Cronaca

Immigrato entra in una villa e trova il proprietario: 'Per favore, dammi qualcosa'

Entra in una villetta, ma trovandosi davanti il proprietario si spaventa e si limita a chiedere un po’ di denaro. Tentato furto o gesto disperato? Questo si chiede Irene Cremona, in una lettera inviata al nostro quotidiano, raccontandoci della vicenda di cui si è trovato protagonista il padre, pensionato 63enne.

L’episodio risale a venerdì 26 febbraio, al quartiere San Felice.
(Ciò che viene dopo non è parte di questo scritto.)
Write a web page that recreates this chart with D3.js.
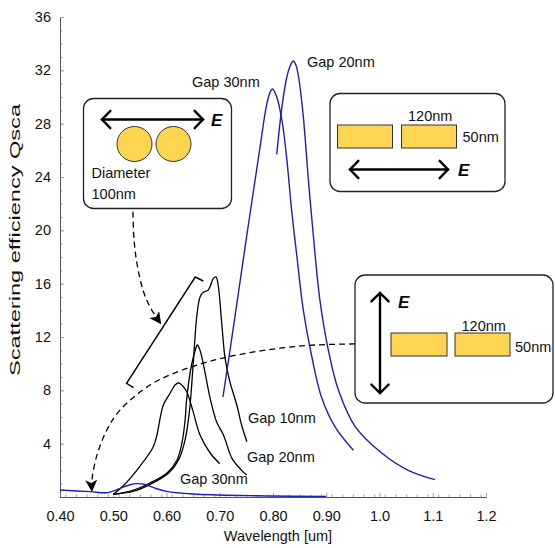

Sono circa le 15 quando “un ragazzo di colore sui 25 anni d’età, entra nella villetta attraverso il cancello d’ingresso chiuso non a chiave. Essendo anche la porta d’ingresso dell’abitazione chiusa ma non a chiave, il migrante, incurante della possibile presenza del proprietario, entra, trovandosi faccia a faccia con mio padre, Enzo, uomo di robusta corporatura. Con decisione mio papà immediatamente intima al ragazzo di andarsene fuori casa, chiedendo il motivo di questa sua indesiderata presenza. Il giovane impaurito accampa assurde giustificazioni”. “Ho trovato il cancello aperto, ho pure bussato alla porta, nessuno ha risposto, dunque sono entrato” avrebbe detto il giovane.
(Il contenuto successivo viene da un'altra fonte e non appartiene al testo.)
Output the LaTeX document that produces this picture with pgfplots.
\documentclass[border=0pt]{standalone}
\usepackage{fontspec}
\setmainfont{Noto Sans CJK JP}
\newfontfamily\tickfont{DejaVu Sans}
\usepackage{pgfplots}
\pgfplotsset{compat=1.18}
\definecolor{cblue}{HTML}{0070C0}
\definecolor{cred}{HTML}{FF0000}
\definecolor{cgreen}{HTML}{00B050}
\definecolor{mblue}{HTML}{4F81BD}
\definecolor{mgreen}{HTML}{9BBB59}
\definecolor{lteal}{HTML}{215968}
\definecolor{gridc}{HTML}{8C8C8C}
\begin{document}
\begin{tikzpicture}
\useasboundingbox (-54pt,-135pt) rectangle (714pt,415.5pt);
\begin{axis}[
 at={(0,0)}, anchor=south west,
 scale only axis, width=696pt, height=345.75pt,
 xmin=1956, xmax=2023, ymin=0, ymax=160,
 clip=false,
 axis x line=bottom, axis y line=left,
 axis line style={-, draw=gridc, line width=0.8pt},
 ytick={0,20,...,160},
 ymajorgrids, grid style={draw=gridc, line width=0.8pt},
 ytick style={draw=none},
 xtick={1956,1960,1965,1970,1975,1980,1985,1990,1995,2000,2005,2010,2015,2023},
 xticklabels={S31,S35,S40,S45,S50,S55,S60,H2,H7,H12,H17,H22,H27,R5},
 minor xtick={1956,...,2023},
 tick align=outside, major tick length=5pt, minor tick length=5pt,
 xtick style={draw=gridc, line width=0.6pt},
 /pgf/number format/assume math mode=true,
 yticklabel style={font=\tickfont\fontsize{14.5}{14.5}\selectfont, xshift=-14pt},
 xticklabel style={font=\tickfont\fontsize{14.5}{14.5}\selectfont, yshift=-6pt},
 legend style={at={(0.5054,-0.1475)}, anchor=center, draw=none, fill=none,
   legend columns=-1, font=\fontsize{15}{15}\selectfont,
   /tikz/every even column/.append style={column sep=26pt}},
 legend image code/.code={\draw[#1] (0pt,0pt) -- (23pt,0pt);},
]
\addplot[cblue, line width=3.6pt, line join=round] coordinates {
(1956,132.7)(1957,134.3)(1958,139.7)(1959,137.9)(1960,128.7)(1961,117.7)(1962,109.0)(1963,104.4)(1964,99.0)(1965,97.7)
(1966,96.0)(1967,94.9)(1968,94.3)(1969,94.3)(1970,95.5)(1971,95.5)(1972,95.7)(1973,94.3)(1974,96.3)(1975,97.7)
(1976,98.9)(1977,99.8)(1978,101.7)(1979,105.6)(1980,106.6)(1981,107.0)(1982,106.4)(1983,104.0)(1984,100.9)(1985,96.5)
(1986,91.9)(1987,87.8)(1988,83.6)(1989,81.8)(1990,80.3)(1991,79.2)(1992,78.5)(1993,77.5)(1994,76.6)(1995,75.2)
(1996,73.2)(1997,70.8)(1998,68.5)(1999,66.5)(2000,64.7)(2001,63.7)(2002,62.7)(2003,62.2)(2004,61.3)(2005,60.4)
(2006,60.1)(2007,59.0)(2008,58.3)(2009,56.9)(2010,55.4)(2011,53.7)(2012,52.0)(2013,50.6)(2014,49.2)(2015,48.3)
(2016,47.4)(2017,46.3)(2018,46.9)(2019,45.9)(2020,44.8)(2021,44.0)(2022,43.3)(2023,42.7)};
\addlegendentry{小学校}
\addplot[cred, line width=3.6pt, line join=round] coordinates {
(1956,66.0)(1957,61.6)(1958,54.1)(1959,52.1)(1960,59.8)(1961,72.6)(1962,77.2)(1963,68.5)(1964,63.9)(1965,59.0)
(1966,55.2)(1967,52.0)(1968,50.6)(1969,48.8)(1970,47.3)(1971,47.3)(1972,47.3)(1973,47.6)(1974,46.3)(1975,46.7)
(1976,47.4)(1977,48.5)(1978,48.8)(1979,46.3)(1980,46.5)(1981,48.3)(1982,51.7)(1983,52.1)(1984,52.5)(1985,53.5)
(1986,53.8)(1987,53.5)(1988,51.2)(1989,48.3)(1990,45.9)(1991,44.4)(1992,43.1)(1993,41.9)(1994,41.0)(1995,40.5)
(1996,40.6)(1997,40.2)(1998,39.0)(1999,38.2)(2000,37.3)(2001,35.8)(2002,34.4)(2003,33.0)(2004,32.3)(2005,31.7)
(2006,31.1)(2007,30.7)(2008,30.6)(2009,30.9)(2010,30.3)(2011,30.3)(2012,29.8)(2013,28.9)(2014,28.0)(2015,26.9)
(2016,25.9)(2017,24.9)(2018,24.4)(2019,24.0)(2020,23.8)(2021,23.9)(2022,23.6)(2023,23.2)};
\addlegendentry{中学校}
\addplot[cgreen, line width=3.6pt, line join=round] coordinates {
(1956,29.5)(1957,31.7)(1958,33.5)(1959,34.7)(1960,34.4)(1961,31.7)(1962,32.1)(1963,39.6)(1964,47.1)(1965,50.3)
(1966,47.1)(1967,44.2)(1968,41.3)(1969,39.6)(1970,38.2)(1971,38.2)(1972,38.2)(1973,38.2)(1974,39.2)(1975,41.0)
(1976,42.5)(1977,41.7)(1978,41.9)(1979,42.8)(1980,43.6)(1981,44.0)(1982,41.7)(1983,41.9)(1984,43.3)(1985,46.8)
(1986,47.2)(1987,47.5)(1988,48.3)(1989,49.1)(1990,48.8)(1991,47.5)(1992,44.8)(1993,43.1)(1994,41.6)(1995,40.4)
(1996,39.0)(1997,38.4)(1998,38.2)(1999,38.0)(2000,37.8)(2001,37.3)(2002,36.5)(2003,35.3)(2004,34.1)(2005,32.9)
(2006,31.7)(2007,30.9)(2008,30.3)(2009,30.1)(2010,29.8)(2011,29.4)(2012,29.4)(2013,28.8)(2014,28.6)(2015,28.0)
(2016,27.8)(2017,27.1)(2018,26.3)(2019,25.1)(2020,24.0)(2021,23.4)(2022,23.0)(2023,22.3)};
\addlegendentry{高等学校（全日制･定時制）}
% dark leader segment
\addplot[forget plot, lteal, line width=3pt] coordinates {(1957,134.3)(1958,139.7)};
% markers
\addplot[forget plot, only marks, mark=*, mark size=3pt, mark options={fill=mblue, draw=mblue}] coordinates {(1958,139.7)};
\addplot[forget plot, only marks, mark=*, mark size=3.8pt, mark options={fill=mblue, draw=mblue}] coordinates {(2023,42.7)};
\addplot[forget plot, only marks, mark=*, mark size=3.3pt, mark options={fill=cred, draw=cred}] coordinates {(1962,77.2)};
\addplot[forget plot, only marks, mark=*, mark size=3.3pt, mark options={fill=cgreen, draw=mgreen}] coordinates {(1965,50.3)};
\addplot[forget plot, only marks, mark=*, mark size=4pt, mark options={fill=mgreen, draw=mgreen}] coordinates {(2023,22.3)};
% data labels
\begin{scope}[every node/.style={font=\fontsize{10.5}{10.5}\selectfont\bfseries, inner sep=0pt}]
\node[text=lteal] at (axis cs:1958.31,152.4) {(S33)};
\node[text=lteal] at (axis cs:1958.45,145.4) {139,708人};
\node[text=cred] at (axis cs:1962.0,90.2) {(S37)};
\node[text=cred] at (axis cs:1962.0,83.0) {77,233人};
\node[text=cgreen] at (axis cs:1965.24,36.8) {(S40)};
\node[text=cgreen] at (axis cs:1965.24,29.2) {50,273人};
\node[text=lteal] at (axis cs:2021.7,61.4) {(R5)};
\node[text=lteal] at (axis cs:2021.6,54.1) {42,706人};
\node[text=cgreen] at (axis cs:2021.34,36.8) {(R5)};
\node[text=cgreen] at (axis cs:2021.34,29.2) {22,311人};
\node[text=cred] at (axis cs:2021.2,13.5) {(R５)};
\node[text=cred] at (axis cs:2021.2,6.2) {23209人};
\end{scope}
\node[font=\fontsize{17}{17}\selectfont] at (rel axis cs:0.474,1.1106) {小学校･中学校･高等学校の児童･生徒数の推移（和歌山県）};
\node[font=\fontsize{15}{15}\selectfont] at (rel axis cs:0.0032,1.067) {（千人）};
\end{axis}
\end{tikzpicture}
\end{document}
Poi la supplica: “Dammi qualcosa, per favore”. Sempre secondo il racconto di Irene, il padre si rifiuta di consegnare i soldi, chiedendo al giovane di andarsene. “Impaurito, forse resosi conto della violazione di una proprietà privata, il giovane fugge a bordo della sua bicicletta implorando tuttavia di non avvertire la polizia. Con senso civico mio papà informa giustamente i vigili di quartiere che perlustrano la zona: nessuna traccia del ragazzo”.
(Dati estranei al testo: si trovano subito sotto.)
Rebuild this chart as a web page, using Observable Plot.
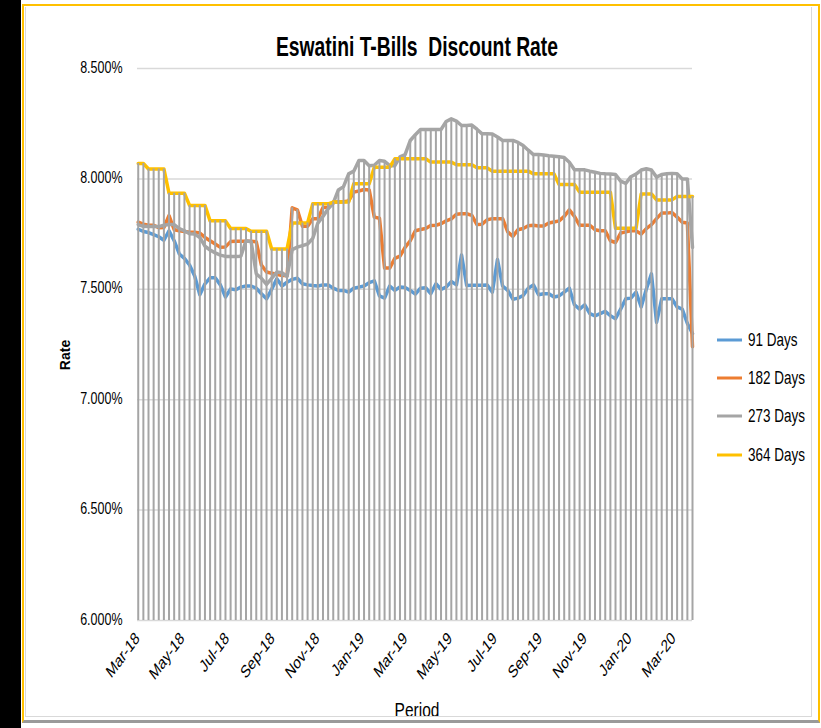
<!DOCTYPE html>
<html><head><meta charset="utf-8">
<script src="https://cdn.jsdelivr.net/npm/d3@7"></script>
<script src="https://cdn.jsdelivr.net/npm/@observablehq/plot@0.6"></script>
<style>
html,body{margin:0;padding:0;background:#fff;}
#wrap{position:relative;width:821px;height:728px;overflow:hidden;font-family:"Liberation Sans",Arial,sans-serif;}
.abs{position:absolute;}
</style></head><body>
<div id="wrap">
 <div class="abs" style="left:0;top:0;width:21px;height:728px;background:#000"></div>
 <div id="chart" class="abs" style="left:0;top:0"></div>
 <svg id="overlay" class="abs" style="left:0;top:0" width="821" height="728"></svg>
 <div class="abs" style="left:22px;top:4px;width:794px;height:714px;border:2px solid #FFC000;border-bottom:3px solid #9a9a9a;pointer-events:none"></div>
 <div class="abs" style="left:25px;top:7px;width:785px;height:709px;border:1px solid #d9d9d9;border-top:none;pointer-events:none"></div>
</div>
<script>
const title = "Eswatini T-Bills  Discount Rate";
const xLabel = "Period";
const yLabel = "Rate";
const seriesNames = ["91 Days", "182 Days", "273 Days", "364 Days"];
const seriesColors = ["#5B9BD5", "#ED7D31", "#A5A5A5", "#FFC000"];
const yTicks = [6, 6.5, 7, 7.5, 8, 8.5];
const xTicks = ["2018-03-01","2018-05-01","2018-07-01","2018-09-01","2018-11-01","2019-01-01","2019-03-01",
  "2019-05-01","2019-07-01","2019-09-01","2019-11-01","2020-01-01","2020-03-01"];
const periods = [
"2018-03-02","2018-03-09","2018-03-16","2018-03-23","2018-03-30",
"2018-04-06","2018-04-13","2018-04-20","2018-04-27",
"2018-05-04","2018-05-11","2018-05-18","2018-05-25",
"2018-06-01","2018-06-08","2018-06-15","2018-06-22","2018-06-29",
"2018-07-06","2018-07-13","2018-07-20","2018-07-27",
"2018-08-03","2018-08-10","2018-08-17","2018-08-24","2018-08-31",
"2018-09-07","2018-09-14","2018-09-21","2018-09-28",
"2018-10-05","2018-10-12","2018-10-19","2018-10-26",
"2018-11-02","2018-11-09","2018-11-16","2018-11-23","2018-11-30",
"2018-12-07","2018-12-14","2018-12-21","2018-12-28",
"2019-01-04","2019-01-11","2019-01-18","2019-01-25",
"2019-02-01","2019-02-08","2019-02-15","2019-02-22",
"2019-03-01","2019-03-08","2019-03-15","2019-03-22","2019-03-29",
"2019-04-05","2019-04-12","2019-04-19","2019-04-26",
"2019-05-03","2019-05-10","2019-05-17","2019-05-24","2019-05-31",
"2019-06-07","2019-06-14","2019-06-21","2019-06-28",
"2019-07-05","2019-07-12","2019-07-19","2019-07-26",
"2019-08-02","2019-08-09","2019-08-16","2019-08-23","2019-08-30",
"2019-09-06","2019-09-13","2019-09-20","2019-09-27",
"2019-10-04","2019-10-11","2019-10-18","2019-10-25",
"2019-11-01","2019-11-08","2019-11-15","2019-11-22","2019-11-29",
"2019-12-06","2019-12-13","2019-12-20","2019-12-27",
"2020-01-03","2020-01-10","2020-01-17","2020-01-24","2020-01-31",
"2020-02-07","2020-02-14","2020-02-21","2020-02-28",
"2020-03-06","2020-03-13","2020-03-20","2020-03-27"];
const d91 = [7.772,7.762,7.757,7.748,7.738,7.722,7.765,7.72,7.66,7.64,
7.61,7.56,7.475,7.525,7.552,7.552,7.52,7.465,7.502,7.498,
7.51,7.515,7.515,7.505,7.48,7.457,7.50,7.548,7.515,7.532,
7.545,7.55,7.525,7.52,7.517,7.515,7.52,7.52,7.505,7.495,
7.495,7.487,7.505,7.51,7.515,7.53,7.538,7.47,7.46,7.515,
7.495,7.51,7.508,7.495,7.478,7.505,7.507,7.48,7.525,7.50,
7.51,7.535,7.52,7.655,7.517,7.518,7.518,7.518,7.52,7.487,
7.635,7.515,7.495,7.455,7.46,7.472,7.505,7.52,7.475,7.48,
7.48,7.465,7.47,7.487,7.505,7.43,7.41,7.43,7.39,7.38,
7.39,7.40,7.38,7.367,7.41,7.457,7.46,7.487,7.42,7.50,
7.57,7.35,7.457,7.457,7.457,7.42,7.41,7.345,7.30];
const d182 = [7.804,7.795,7.79,7.79,7.779,7.78,7.834,7.77,7.765,7.762,
7.758,7.758,7.755,7.735,7.72,7.705,7.69,7.692,7.716,7.718,
7.718,7.718,7.718,7.715,7.61,7.578,7.573,7.568,7.562,7.562,
7.869,7.86,7.786,7.786,7.82,7.82,7.87,7.872,7.895,7.895,
7.897,7.90,7.94,7.945,7.952,7.95,7.827,7.822,7.596,7.596,
7.64,7.65,7.69,7.72,7.765,7.771,7.775,7.789,7.79,7.797,
7.81,7.819,7.84,7.842,7.842,7.835,7.793,7.795,7.815,7.82,
7.82,7.82,7.76,7.74,7.77,7.775,7.788,7.79,7.787,7.787,
7.80,7.805,7.81,7.83,7.86,7.83,7.79,7.79,7.79,7.77,
7.765,7.765,7.72,7.712,7.755,7.76,7.765,7.765,7.75,7.775,
7.793,7.82,7.845,7.845,7.848,7.827,7.804,7.80,7.24];
const d273 = [7.793,7.785,7.784,7.784,7.784,7.79,7.793,7.793,7.775,7.765,
7.752,7.75,7.735,7.695,7.678,7.665,7.655,7.649,7.649,7.649,
7.65,7.72,7.715,7.57,7.55,7.522,7.55,7.578,7.575,7.558,
7.68,7.691,7.698,7.705,7.73,7.80,7.83,7.865,7.89,7.95,
7.965,8.023,8.035,8.083,8.083,8.06,8.062,8.083,8.08,8.06,
8.06,8.10,8.11,8.174,8.20,8.224,8.224,8.224,8.224,8.224,
8.26,8.272,8.262,8.242,8.242,8.244,8.225,8.204,8.204,8.203,
8.19,8.174,8.174,8.174,8.165,8.151,8.13,8.11,8.11,8.108,
8.105,8.103,8.10,8.097,8.075,8.041,8.041,8.041,8.035,8.03,
8.025,8.023,8.022,8.02,7.99,7.98,8.01,8.022,8.04,8.046,
8.04,8.008,8.02,8.023,8.025,8.023,8.0,8.0,7.69];
const d364 = [8.07,8.07,8.045,8.045,8.045,8.045,7.935,7.935,7.935,7.935,
7.88,7.88,7.88,7.88,7.81,7.81,7.81,7.81,7.775,7.775,
7.775,7.775,7.763,7.763,7.763,7.763,7.683,7.683,7.683,7.683,
7.80,7.80,7.80,7.80,7.887,7.887,7.887,7.887,7.895,7.895,
7.895,7.895,7.978,7.978,7.978,7.978,8.053,8.053,8.053,8.053,
8.091,8.091,8.091,8.091,8.091,8.091,8.091,8.076,8.076,8.076,
8.076,8.076,8.064,8.064,8.064,8.064,8.05,8.05,8.05,8.035,
8.035,8.035,8.035,8.035,8.035,8.035,8.035,8.023,8.023,8.023,
8.023,8.023,7.975,7.975,7.975,7.975,7.94,7.94,7.94,7.94,
7.94,7.94,7.94,7.777,7.777,7.777,7.777,7.777,7.932,7.932,
7.932,7.905,7.905,7.905,7.905,7.92,7.92,7.92,7.92];

const K = 1.35; // vertical stretch of the original picture's lettering
const dates = periods.map(s => new Date(s));
const seriesValues = [d91, d182, d273, d364];
const long = seriesNames.flatMap((name, k) => seriesValues[k].map((v, i) => ({date: dates[i], value: v, series: name})));
const drops = dates.map((d, i) => ({date: d, top: Math.max(d91[i], d182[i], d273[i], d364[i])}));
const xTickDates = xTicks.map(s => new Date(s));

const chart = Plot.plot({
  width: 821, height: 728,
  marginLeft: 137, marginRight: 129, marginTop: 68, marginBottom: 108,
  style: {background: "transparent", fontFamily: "'Liberation Sans', Arial, sans-serif", fontSize: "12.5px", color: "#000", overflow: "visible"},
  x: {type: "utc", domain: [new Date("2018-03-01"), new Date("2020-03-27")]},
  y: {domain: [6, 8.5]},
  color: {domain: seriesNames, range: seriesColors},
  marks: [
    Plot.gridY(yTicks, {stroke: "#d9d9d9", strokeOpacity: 1, strokeWidth: 1.5}),
    Plot.lineY(long, {x: "date", y: "value", z: "series", stroke: "series", strokeWidth: 3.5}),
    Plot.ruleX(drops, {x: "date", y1: 6, y2: "top", stroke: "#a5a5a5", strokeWidth: 2}),
    Plot.axisY(yTicks, {tickSize: 0, tickPadding: 15, tickFormat: d => d.toFixed(3) + "%", label: null, fontSize: 12.5}),
    Plot.axisX(xTickDates, {tickSize: 0, tickPadding: 16, tickRotate: -45, tickFormat: d3.utcFormat("%b-%y"), label: null, fontSize: 13})
  ]
});
document.getElementById("chart").appendChild(chart);

// stretch each tick label vertically about its own anchor (the reference lettering is tall and narrow)
function stretchText(el) {
  const svg = el.ownerSVGElement;
  const tl = el.transform.baseVal;
  const m = tl.numberOfItems ? tl.consolidate().matrix : svg.createSVGMatrix();
  const ax = el.x.baseVal.numberOfItems ? el.x.baseVal.getItem(0).value : 0;
  const ay = el.y.baseVal.numberOfItems ? el.y.baseVal.getItem(0).value : 0;
  const px = m.a * ax + m.c * ay + m.e, py = m.b * ax + m.d * ay + m.f;
  const s = svg.createSVGMatrix().translate(px, py).scaleNonUniform(1, K).translate(-px, -py).multiply(m);
  el.setAttribute("transform", `matrix(${s.a},${s.b},${s.c},${s.d},${s.e},${s.f})`);
}
chart.querySelectorAll("text").forEach(stretchText);

const ov = d3.select("#overlay").style("font-family", "'Liberation Sans', Arial, sans-serif");
ov.append("text").attr("x", 417).attr("y", 56).attr("text-anchor", "middle")
  .attr("font-weight", "bold").attr("font-size", 28).attr("textLength", 282)
  .attr("lengthAdjust", "spacingAndGlyphs").style("white-space", "pre").text(title);
ov.append("text").attr("transform", "translate(70,355) rotate(-90)").attr("text-anchor", "middle")
  .attr("font-weight", "bold").attr("font-size", 14).text(yLabel);
ov.append("text").attr("transform", `translate(417,717) scale(1,${K})`).attr("text-anchor", "middle")
  .attr("font-size", 15.5).text(xLabel);
const legendY = [340, 378, 416, 455];
seriesNames.forEach((name, k) => {
  ov.append("line").attr("x1", 717).attr("x2", 742).attr("y1", legendY[k]).attr("y2", legendY[k])
    .attr("stroke", seriesColors[k]).attr("stroke-width", 3);
  ov.append("text").attr("transform", `translate(748,${legendY[k]}) scale(1,${K})`).attr("dy", "0.35em")
    .attr("font-size", 13.5).text(name);
});
</script>
</body></html>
“Alla luce dei fatti personalmente mi trovo indecisa tra la rabbia e la paura di sapermi in balìa di persone pericolose e che non hanno nulla perdere, e la compassione che provo per queste stesse persone che forse cercano solo di sopravvivere” scrive la donna nella sua lettera. “Purtroppo è abitudine, soprattutto nelle persone di una certa età, lasciare aperte porte e finestre, almeno di giorno, per il loro frequente andirivieni all’esterno della abitazione. D’altronde mio papà, anche dopo l’accaduto, rifiuta di chiudersi in casa a chiave, e per principio non intende attivare (almeno di giorno!) l’allarme, in quanto ritiene assurdo che debba limitare la propria libertà all’interno della propria casa. Mi chiedo allora: e se in casa invece di mio papà ci fossi stata io sola, oppure mia sorella o mia nonna sole cosa sarebbe accaduto? E se questo ragazzo fosse stato armato anche di solo coltello? Volutamente evito di esprimere giudizi razziali né tanto meno di integrazione. Tuttavia mi viene spontanea, usando la stessa espressione del ragazzo, una domanda forse utopica alle Istituzioni: dateci delle spiegazioni. Purtroppo è chiaro si tratta di un dramma per quei disperati, mentre invece per noi… cos’è per noi invece tutto questo?”.